Logging

If you want to print something from a script, the paste and cat work well for personal, interactive use. When you write code for the cluster, it means the same script has to work under several different conditions:

  1. Run on your local machine.
  2. Run on the cluster in production mode.
  3. Run on the cluster so you can search for a bug.

A logging library gives you a way to control how much the script prints and where that output goes, so that you can tailor the script’s output to the current conditions. If you’re set up to use a logging library, you’re also set up to write logs to a log server.

Log Servers

There is a line in the book Legacy Code that says a log server is the first thing you set up if you don’t want your boss to come banging on your door at all hours. A log server is low on Maslow’s pyramid of programmer needs. It is a central place that all logs are saved from all code executions. It has a specified policy for when logs are deleted. It’s a lifesaver if you need to know something about a run six months ago.

How to call a logger

We want an interface to logging that lets us configure it once, either by examining environment variables or by looking at command-line arguments. Find this code in the package source under logging.R. It uses the futile.logger package underneath.

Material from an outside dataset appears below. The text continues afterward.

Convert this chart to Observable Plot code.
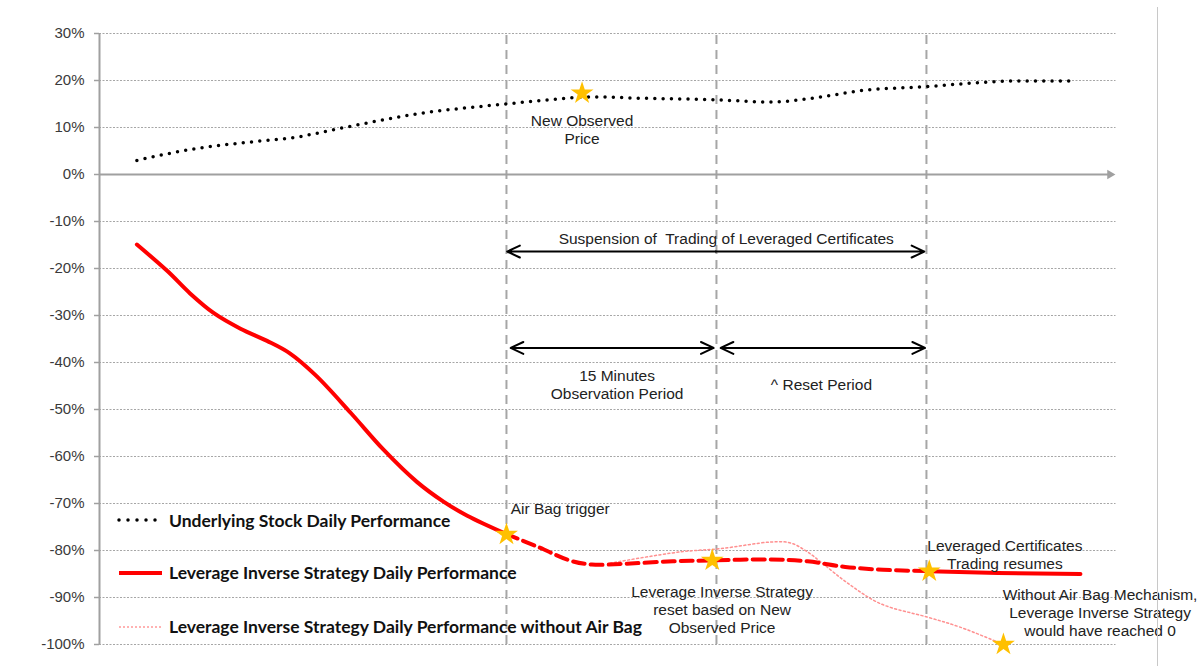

if (args["log"] == "local") {
  safetyguide::local_logging("debug")
} else {
  safetyguide::cluster_logging("info", error_file = "out.log")
}

Then, in the code itself, log at levels for tracing, debugging, info, warning, or error.

value <- 7
loginfo(paste("Had a problem with", value, "items"))
logtrace("entering core function")
logdebug("On the 3rd iteration.")

Log levels

As a rule of thumb,

  • trace - This output is meant to be read by another program, not a person. It can announce entry and exit of individual functions, for instance.

  • debug - What you print in order to know if an algorithm is working as expected. The Debugging Applications book recommends never deleting these statements if they are written with a logger at the debug level.

  • info - What you would put into a print statement, and print on every run. These could include the names of files read and written, or the list of command-line arguments. They could announce the choice of which algorithm to run. These are stored in cluster logs and can serve as provenance.

  • warning - Something that is likely a problem but is recoverable. If you use these as todo reminders, then you will miss actual warnings.

  • error - An error may be recoverable, but the code that finds the error cannot recover. An outer layer of code, running an error handler, may deal with it.

  • fatal - A non-recoverable error, as determined by the local code.

As a last note, the way this code is written means that we can use futile.logger, or another logging package, underneath, and the main code won’t need to change.

Improving error messages for logging

R let’s you say what it prints when there is an error. For work on the cluster, it helps to ask R to tell you more about what went wrong. This is an example of how you would configure R to report more to the screen.

#' Asks R for a stack trace that shows which function had the problem.
#'
#' https://renkun.me/2020/03/31/a-simple-way-to-show-stack-trace-on-error-in-r/
#' @export
improved_errors <- function() {
    options(error = function() {
        sink(stderr())
        on.exit(sink(NULL))
        traceback(3, max.lines = 1L)
        if (!interactive()) {
            q(status = 1)
        }
    })
}
improved_errors()

The principle applies more generally, that a specific error message is more useful than a general one. In R, that means using the paste() command to insert variable values into logging messages. Watch out for these variables however, because error messages are rarely tested, so that a mis-typed variable name can make an error message, itself, become an error.